#### What needs to be done
Starting at the line that contains "What matplotlib code", copy every line down to the line that contains "bg = 255 + (191 - 255) * fade", inclusive, exactly as it stands. Omit all other lines.

#### Given records
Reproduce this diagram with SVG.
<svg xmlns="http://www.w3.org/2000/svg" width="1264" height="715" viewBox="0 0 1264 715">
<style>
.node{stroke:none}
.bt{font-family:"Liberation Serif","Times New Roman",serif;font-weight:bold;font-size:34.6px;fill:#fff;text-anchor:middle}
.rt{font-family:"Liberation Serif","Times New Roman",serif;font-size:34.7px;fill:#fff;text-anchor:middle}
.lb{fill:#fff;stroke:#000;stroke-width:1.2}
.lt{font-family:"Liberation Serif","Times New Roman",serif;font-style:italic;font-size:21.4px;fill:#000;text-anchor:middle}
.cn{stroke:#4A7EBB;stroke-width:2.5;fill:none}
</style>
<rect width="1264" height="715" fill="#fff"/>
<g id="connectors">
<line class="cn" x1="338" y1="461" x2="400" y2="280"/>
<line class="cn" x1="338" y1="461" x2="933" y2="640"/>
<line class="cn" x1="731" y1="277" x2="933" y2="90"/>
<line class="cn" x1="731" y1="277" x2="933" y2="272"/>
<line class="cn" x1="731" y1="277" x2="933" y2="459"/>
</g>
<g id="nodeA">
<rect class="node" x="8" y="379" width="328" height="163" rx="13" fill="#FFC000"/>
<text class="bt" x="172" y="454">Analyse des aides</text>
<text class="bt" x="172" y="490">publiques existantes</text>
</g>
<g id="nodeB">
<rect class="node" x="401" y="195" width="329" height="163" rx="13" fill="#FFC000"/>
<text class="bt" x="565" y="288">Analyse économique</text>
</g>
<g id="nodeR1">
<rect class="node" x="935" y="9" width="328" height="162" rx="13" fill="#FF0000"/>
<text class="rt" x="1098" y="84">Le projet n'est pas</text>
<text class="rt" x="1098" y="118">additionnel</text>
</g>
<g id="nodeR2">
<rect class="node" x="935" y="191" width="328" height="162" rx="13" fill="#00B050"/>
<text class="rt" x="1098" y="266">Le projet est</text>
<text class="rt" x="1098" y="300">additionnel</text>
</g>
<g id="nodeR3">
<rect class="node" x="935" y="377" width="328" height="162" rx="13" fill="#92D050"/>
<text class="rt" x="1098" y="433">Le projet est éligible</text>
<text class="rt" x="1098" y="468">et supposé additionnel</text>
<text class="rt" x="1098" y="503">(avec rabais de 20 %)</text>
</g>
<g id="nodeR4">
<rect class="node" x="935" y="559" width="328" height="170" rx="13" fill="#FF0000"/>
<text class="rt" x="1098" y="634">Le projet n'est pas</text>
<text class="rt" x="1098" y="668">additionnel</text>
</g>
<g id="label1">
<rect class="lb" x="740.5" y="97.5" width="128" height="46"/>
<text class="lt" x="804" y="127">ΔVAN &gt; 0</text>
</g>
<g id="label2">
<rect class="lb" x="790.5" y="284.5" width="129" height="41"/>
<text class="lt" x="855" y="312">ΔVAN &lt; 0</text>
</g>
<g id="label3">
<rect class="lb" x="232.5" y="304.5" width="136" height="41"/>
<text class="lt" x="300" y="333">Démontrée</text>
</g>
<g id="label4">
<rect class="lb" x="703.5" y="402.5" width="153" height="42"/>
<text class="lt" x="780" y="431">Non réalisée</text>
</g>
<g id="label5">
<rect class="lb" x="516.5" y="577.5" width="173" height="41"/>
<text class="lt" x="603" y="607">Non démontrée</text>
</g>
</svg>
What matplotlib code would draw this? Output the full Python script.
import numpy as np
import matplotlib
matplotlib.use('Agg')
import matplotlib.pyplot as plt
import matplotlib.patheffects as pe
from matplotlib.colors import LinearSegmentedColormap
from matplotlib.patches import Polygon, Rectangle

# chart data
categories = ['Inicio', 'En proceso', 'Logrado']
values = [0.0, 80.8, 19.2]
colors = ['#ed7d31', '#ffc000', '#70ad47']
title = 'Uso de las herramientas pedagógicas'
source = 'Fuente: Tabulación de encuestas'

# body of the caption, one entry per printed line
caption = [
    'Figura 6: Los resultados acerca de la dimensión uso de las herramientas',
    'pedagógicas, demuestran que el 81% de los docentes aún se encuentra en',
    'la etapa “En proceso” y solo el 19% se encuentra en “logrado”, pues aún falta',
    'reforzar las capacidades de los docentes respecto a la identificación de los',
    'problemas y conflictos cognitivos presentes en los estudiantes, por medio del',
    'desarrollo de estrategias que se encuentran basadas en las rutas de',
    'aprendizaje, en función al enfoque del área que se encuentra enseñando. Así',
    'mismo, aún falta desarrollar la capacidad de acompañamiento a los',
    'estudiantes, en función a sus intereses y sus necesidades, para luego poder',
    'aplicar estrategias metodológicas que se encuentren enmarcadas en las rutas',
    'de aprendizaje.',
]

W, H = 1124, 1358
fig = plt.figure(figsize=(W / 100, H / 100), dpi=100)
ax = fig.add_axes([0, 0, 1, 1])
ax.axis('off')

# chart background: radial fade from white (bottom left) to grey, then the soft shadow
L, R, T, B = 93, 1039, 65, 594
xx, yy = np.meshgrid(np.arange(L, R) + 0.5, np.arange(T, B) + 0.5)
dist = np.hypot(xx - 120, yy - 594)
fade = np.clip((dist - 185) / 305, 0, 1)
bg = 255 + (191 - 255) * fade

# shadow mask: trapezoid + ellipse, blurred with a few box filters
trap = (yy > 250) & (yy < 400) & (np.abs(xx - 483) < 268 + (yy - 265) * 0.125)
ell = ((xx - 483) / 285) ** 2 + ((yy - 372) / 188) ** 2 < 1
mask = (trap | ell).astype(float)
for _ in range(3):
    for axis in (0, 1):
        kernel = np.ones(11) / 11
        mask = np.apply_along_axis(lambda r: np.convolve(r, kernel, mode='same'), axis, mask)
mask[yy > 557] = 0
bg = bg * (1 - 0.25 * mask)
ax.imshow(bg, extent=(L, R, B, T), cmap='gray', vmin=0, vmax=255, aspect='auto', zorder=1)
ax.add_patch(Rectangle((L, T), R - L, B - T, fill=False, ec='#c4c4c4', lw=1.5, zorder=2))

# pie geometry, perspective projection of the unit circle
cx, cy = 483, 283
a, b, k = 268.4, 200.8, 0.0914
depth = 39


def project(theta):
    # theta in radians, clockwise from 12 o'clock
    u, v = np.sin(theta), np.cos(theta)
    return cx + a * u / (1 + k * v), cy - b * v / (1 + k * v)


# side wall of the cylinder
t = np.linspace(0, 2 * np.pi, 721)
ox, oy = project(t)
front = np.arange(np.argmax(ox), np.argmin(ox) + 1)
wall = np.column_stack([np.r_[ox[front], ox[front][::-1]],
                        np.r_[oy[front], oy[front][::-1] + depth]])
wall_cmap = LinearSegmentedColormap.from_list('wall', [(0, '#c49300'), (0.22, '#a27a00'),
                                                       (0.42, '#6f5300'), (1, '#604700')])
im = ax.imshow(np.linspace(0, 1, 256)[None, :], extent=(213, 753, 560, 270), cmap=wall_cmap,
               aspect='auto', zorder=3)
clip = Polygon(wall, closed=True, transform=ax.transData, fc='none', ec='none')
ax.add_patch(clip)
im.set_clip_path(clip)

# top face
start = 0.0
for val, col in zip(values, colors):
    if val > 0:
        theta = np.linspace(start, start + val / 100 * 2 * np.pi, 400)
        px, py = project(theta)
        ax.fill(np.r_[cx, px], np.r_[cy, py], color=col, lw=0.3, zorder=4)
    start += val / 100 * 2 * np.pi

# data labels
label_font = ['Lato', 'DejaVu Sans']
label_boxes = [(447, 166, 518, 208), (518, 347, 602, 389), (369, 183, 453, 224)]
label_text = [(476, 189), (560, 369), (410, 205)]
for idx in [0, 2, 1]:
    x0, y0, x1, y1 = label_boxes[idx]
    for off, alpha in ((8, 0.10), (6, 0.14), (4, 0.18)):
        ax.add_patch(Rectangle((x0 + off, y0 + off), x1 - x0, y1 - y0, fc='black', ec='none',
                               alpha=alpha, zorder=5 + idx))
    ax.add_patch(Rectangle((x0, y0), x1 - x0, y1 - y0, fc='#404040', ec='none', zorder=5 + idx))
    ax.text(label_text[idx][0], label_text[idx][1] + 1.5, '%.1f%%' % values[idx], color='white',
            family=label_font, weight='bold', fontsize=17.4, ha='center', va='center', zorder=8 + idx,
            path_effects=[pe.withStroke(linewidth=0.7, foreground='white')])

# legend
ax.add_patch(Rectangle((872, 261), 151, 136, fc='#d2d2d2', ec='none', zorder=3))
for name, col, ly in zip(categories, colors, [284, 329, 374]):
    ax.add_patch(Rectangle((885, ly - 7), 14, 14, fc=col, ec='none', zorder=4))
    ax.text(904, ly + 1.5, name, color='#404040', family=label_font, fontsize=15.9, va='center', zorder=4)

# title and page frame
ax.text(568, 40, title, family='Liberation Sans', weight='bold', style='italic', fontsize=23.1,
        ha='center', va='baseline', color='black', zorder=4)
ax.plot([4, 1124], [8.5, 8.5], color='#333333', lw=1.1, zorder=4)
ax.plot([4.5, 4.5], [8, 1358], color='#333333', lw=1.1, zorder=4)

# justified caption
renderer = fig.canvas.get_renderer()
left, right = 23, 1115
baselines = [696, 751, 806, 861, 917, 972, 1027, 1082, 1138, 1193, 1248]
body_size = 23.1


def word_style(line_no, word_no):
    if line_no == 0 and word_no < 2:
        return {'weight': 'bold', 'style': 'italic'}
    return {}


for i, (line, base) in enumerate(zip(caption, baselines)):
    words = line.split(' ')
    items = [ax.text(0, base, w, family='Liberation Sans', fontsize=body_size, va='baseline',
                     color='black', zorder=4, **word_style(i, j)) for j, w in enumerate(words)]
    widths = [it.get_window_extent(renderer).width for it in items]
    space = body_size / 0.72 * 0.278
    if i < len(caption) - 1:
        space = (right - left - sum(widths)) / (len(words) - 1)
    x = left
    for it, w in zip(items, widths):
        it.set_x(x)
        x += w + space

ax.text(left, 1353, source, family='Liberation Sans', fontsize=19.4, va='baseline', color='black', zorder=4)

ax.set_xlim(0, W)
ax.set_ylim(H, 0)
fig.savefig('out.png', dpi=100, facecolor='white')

#### Worked answer
What matplotlib code would draw this? Output the full Python script.
import numpy as np
import matplotlib
matplotlib.use('Agg')
import matplotlib.pyplot as plt
import matplotlib.patheffects as pe
from matplotlib.colors import LinearSegmentedColormap
from matplotlib.patches import Polygon, Rectangle

# chart data
categories = ['Inicio', 'En proceso', 'Logrado']
values = [0.0, 80.8, 19.2]
colors = ['#ed7d31', '#ffc000', '#70ad47']
title = 'Uso de las herramientas pedagógicas'
source = 'Fuente: Tabulación de encuestas'

# body of the caption, one entry per printed line
caption = [
    'Figura 6: Los resultados acerca de la dimensión uso de las herramientas',
    'pedagógicas, demuestran que el 81% de los docentes aún se encuentra en',
    'la etapa “En proceso” y solo el 19% se encuentra en “logrado”, pues aún falta',
    'reforzar las capacidades de los docentes respecto a la identificación de los',
    'problemas y conflictos cognitivos presentes en los estudiantes, por medio del',
    'desarrollo de estrategias que se encuentran basadas en las rutas de',
    'aprendizaje, en función al enfoque del área que se encuentra enseñando. Así',
    'mismo, aún falta desarrollar la capacidad de acompañamiento a los',
    'estudiantes, en función a sus intereses y sus necesidades, para luego poder',
    'aplicar estrategias metodológicas que se encuentren enmarcadas en las rutas',
    'de aprendizaje.',
]

W, H = 1124, 1358
fig = plt.figure(figsize=(W / 100, H / 100), dpi=100)
ax = fig.add_axes([0, 0, 1, 1])
ax.axis('off')

# chart background: radial fade from white (bottom left) to grey, then the soft shadow
L, R, T, B = 93, 1039, 65, 594
xx, yy = np.meshgrid(np.arange(L, R) + 0.5, np.arange(T, B) + 0.5)
dist = np.hypot(xx - 120, yy - 594)
fade = np.clip((dist - 185) / 305, 0, 1)
bg = 255 + (191 - 255) * fade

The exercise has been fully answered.